== DATA EXCERPT ==
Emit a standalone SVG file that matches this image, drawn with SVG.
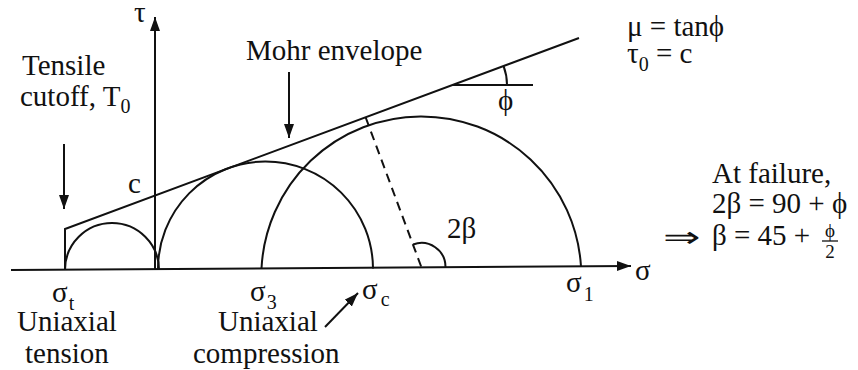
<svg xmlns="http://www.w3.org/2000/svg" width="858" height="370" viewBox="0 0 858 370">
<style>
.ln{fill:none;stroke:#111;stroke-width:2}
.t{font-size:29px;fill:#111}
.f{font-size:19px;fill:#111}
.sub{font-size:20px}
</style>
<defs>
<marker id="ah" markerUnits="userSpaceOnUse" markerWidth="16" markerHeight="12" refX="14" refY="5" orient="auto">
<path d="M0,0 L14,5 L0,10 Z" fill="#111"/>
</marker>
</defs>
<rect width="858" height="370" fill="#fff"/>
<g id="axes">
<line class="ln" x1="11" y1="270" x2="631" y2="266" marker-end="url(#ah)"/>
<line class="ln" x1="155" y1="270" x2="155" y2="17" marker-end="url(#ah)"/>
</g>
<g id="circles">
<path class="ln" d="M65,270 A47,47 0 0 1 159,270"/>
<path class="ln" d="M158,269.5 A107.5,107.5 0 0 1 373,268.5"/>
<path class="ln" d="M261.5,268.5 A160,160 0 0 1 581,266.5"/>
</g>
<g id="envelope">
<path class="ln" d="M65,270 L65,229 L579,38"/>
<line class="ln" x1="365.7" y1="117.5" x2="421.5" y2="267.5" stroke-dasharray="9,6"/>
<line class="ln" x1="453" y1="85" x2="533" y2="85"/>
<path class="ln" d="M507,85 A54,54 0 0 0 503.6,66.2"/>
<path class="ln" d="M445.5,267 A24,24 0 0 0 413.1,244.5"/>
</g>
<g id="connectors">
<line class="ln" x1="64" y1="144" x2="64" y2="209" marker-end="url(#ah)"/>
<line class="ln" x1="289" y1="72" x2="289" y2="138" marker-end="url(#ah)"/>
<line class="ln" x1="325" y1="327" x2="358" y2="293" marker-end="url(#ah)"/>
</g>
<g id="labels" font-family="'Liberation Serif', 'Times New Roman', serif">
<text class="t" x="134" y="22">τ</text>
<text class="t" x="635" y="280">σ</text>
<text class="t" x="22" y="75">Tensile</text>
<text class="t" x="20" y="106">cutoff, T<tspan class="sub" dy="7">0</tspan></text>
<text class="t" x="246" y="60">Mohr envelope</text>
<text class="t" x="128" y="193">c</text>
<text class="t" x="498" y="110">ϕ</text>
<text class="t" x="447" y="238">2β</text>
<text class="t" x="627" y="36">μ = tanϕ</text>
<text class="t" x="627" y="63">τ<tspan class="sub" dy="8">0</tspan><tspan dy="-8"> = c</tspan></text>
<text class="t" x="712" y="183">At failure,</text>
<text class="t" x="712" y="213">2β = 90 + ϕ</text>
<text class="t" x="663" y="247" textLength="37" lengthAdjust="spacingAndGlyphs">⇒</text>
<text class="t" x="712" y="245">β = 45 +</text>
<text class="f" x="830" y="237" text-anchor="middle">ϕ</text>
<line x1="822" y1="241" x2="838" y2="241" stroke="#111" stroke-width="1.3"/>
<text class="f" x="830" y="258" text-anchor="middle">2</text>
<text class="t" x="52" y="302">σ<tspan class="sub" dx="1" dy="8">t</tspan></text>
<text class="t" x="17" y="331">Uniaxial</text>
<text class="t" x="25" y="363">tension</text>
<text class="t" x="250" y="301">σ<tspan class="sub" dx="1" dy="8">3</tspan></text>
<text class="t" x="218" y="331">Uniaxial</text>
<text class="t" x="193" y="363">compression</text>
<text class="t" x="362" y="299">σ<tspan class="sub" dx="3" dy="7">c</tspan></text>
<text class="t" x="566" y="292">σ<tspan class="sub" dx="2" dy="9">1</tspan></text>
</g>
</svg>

== TASK REQUIREMENTS ==
Omit the pictures, and quote the material above exactly as given.

== WRITTEN RESPONSE ==
Emit a standalone SVG file that matches this image, drawn with SVG.
<svg xmlns="http://www.w3.org/2000/svg" width="858" height="370" viewBox="0 0 858 370">
<style>
.ln{fill:none;stroke:#111;stroke-width:2}
.t{font-size:29px;fill:#111}
.f{font-size:19px;fill:#111}
.sub{font-size:20px}
</style>
<defs>
<marker id="ah" markerUnits="userSpaceOnUse" markerWidth="16" markerHeight="12" refX="14" refY="5" orient="auto">
<path d="M0,0 L14,5 L0,10 Z" fill="#111"/>
</marker>
</defs>
<rect width="858" height="370" fill="#fff"/>
<g id="axes">
<line class="ln" x1="11" y1="270" x2="631" y2="266" marker-end="url(#ah)"/>
<line class="ln" x1="155" y1="270" x2="155" y2="17" marker-end="url(#ah)"/>
</g>
<g id="circles">
<path class="ln" d="M65,270 A47,47 0 0 1 159,270"/>
<path class="ln" d="M158,269.5 A107.5,107.5 0 0 1 373,268.5"/>
<path class="ln" d="M261.5,268.5 A160,160 0 0 1 581,266.5"/>
</g>
<g id="envelope">
<path class="ln" d="M65,270 L65,229 L579,38"/>
<line class="ln" x1="365.7" y1="117.5" x2="421.5" y2="267.5" stroke-dasharray="9,6"/>
<line class="ln" x1="453" y1="85" x2="533" y2="85"/>
<path class="ln" d="M507,85 A54,54 0 0 0 503.6,66.2"/>
<path class="ln" d="M445.5,267 A24,24 0 0 0 413.1,244.5"/>
</g>
<g id="connectors">
<line class="ln" x1="64" y1="144" x2="64" y2="209" marker-end="url(#ah)"/>
<line class="ln" x1="289" y1="72" x2="289" y2="138" marker-end="url(#ah)"/>
<line class="ln" x1="325" y1="327" x2="358" y2="293" marker-end="url(#ah)"/>
</g>
<g id="labels" font-family="'Liberation Serif', 'Times New Roman', serif">
<text class="t" x="134" y="22">τ</text>
<text class="t" x="635" y="280">σ</text>
<text class="t" x="22" y="75">Tensile</text>
<text class="t" x="20" y="106">cutoff, T<tspan class="sub" dy="7">0</tspan></text>
<text class="t" x="246" y="60">Mohr envelope</text>
<text class="t" x="128" y="193">c</text>
<text class="t" x="498" y="110">ϕ</text>
<text class="t" x="447" y="238">2β</text>
<text class="t" x="627" y="36">μ = tanϕ</text>
<text class="t" x="627" y="63">τ<tspan class="sub" dy="8">0</tspan><tspan dy="-8"> = c</tspan></text>
<text class="t" x="712" y="183">At failure,</text>
<text class="t" x="712" y="213">2β = 90 + ϕ</text>
<text class="t" x="663" y="247" textLength="37" lengthAdjust="spacingAndGlyphs">⇒</text>
<text class="t" x="712" y="245">β = 45 +</text>
<text class="f" x="830" y="237" text-anchor="middle">ϕ</text>
<line x1="822" y1="241" x2="838" y2="241" stroke="#111" stroke-width="1.3"/>
<text class="f" x="830" y="258" text-anchor="middle">2</text>
<text class="t" x="52" y="302">σ<tspan class="sub" dx="1" dy="8">t</tspan></text>
<text class="t" x="17" y="331">Uniaxial</text>
<text class="t" x="25" y="363">tension</text>
<text class="t" x="250" y="301">σ<tspan class="sub" dx="1" dy="8">3</tspan></text>
<text class="t" x="218" y="331">Uniaxial</text>
<text class="t" x="193" y="363">compression</text>
<text class="t" x="362" y="299">σ<tspan class="sub" dx="3" dy="7">c</tspan></text>
<text class="t" x="566" y="292">σ<tspan class="sub" dx="2" dy="9">1</tspan></text>
</g>
</svg>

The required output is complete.